DESCRIPTION OF THE TASK –
Leave the pictures out, and retype all of the material exactly as written.

GIVEN MATERIAL –

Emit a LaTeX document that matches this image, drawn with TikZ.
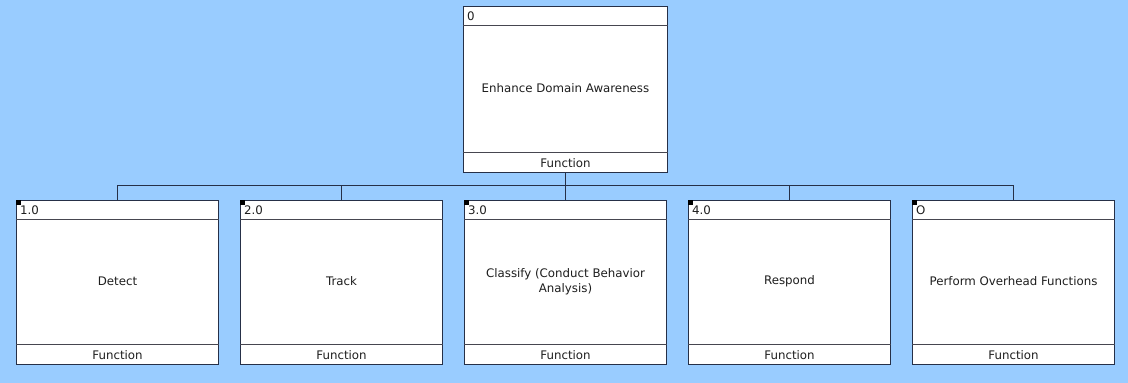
\documentclass[tikz,border=0pt]{standalone}
\usepackage{fontspec}
\setmainfont{DejaVu Sans}
\usetikzlibrary{calc}
\definecolor{bgc}{RGB}{153,204,255}
\definecolor{linec}{RGB}{38,48,72}
\definecolor{sepc}{RGB}{70,70,80}
\definecolor{txtc}{RGB}{30,30,30}
\tikzset{
  boxframe/.style={draw=linec, fill=white, line width=1pt, inner sep=0pt, anchor=north west},
  sepline/.style={draw=sepc, line width=1pt},
  conn/.style={draw=linec, line width=1pt},
  lbl/.style={font=\fontsize{11.8}{14.5}\selectfont, text=txtc, align=center, inner sep=0pt},
  foot/.style={font=\fontsize{11.8}{13}\selectfont, text=txtc, inner sep=0pt},
  hdr/.style={font=\fontsize{11.8}{13}\selectfont, text=txtc, inner sep=0pt, anchor=west},
  marker/.style={fill=black},
}
\newcommand\funcbox[8]{%
  % #1 name, #2 x, #3 y, #4 width, #5 height, #6 header, #7 label, #8 marker(1/0)
  \node[boxframe, minimum width=#4pt, minimum height=#5pt] (#1) at (#2,#3) {};
  \draw[sepline] ([yshift=-19pt]#1.north west) -- ([yshift=-19pt]#1.north east);
  \draw[sepline] ([yshift=21pt]#1.south west) -- ([yshift=21pt]#1.south east);
  \node[lbl] (#1-lbl) at ([yshift=1pt]#1.center) {#7};
  \node[foot] (#1-foot) at ([yshift=10pt]#1.south) {Function};
  \node[hdr] (#1-hdr) at ([xshift=4pt,yshift=-10pt]#1.north west) {#6};
  \ifnum#8=1 \fill[marker] (#1.north west) rectangle ++(5,5);\fi
}
\begin{document}
\begin{tikzpicture}[x=1pt,y=-1pt]
\fill[bgc] (0,0) rectangle (1128,383);
\useasboundingbox (0,0) rectangle (1128,383);
\funcbox{root}{463}{6}{204}{166}{0}{Enhance Domain Awareness}{0}
\funcbox{b1}{16}{200}{202}{164}{1.0}{Detect}{1}
\funcbox{b2}{240}{200}{202}{164}{2.0}{Track}{1}
\funcbox{b3}{464}{200}{202}{164}{3.0}{Classify (Conduct Behavior\\Analysis)}{1}
\funcbox{b4}{688}{200}{202}{164}{4.0}{Respond}{1}
\funcbox{b5}{912}{200}{202}{164}{O}{Perform Overhead Functions}{1}
\coordinate (bus) at (0,185);
\draw[conn] (root.south) -- (root.south |- bus);
\draw[conn] (b1.north |- bus) -- (b5.north |- bus);
\foreach \b in {b1,b2,b3,b4,b5}{
  \draw[conn] (\b.north |- bus) -- (\b.north);
}
\end{tikzpicture}
\end{document}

FULL OUTPUT –
Emit a LaTeX document that matches this image, drawn with TikZ.
\documentclass[tikz,border=0pt]{standalone}
\usepackage{fontspec}
\setmainfont{DejaVu Sans}
\usetikzlibrary{calc}
\definecolor{bgc}{RGB}{153,204,255}
\definecolor{linec}{RGB}{38,48,72}
\definecolor{sepc}{RGB}{70,70,80}
\definecolor{txtc}{RGB}{30,30,30}
\tikzset{
  boxframe/.style={draw=linec, fill=white, line width=1pt, inner sep=0pt, anchor=north west},
  sepline/.style={draw=sepc, line width=1pt},
  conn/.style={draw=linec, line width=1pt},
  lbl/.style={font=\fontsize{11.8}{14.5}\selectfont, text=txtc, align=center, inner sep=0pt},
  foot/.style={font=\fontsize{11.8}{13}\selectfont, text=txtc, inner sep=0pt},
  hdr/.style={font=\fontsize{11.8}{13}\selectfont, text=txtc, inner sep=0pt, anchor=west},
  marker/.style={fill=black},
}
\newcommand\funcbox[8]{%
  % #1 name, #2 x, #3 y, #4 width, #5 height, #6 header, #7 label, #8 marker(1/0)
  \node[boxframe, minimum width=#4pt, minimum height=#5pt] (#1) at (#2,#3) {};
  \draw[sepline] ([yshift=-19pt]#1.north west) -- ([yshift=-19pt]#1.north east);
  \draw[sepline] ([yshift=21pt]#1.south west) -- ([yshift=21pt]#1.south east);
  \node[lbl] (#1-lbl) at ([yshift=1pt]#1.center) {#7};
  \node[foot] (#1-foot) at ([yshift=10pt]#1.south) {Function};
  \node[hdr] (#1-hdr) at ([xshift=4pt,yshift=-10pt]#1.north west) {#6};
  \ifnum#8=1 \fill[marker] (#1.north west) rectangle ++(5,5);\fi
}
\begin{document}
\begin{tikzpicture}[x=1pt,y=-1pt]
\fill[bgc] (0,0) rectangle (1128,383);
\useasboundingbox (0,0) rectangle (1128,383);
\funcbox{root}{463}{6}{204}{166}{0}{Enhance Domain Awareness}{0}
\funcbox{b1}{16}{200}{202}{164}{1.0}{Detect}{1}
\funcbox{b2}{240}{200}{202}{164}{2.0}{Track}{1}
\funcbox{b3}{464}{200}{202}{164}{3.0}{Classify (Conduct Behavior\\Analysis)}{1}
\funcbox{b4}{688}{200}{202}{164}{4.0}{Respond}{1}
\funcbox{b5}{912}{200}{202}{164}{O}{Perform Overhead Functions}{1}
\coordinate (bus) at (0,185);
\draw[conn] (root.south) -- (root.south |- bus);
\draw[conn] (b1.north |- bus) -- (b5.north |- bus);
\foreach \b in {b1,b2,b3,b4,b5}{
  \draw[conn] (\b.north |- bus) -- (\b.north);
}
\end{tikzpicture}
\end{document}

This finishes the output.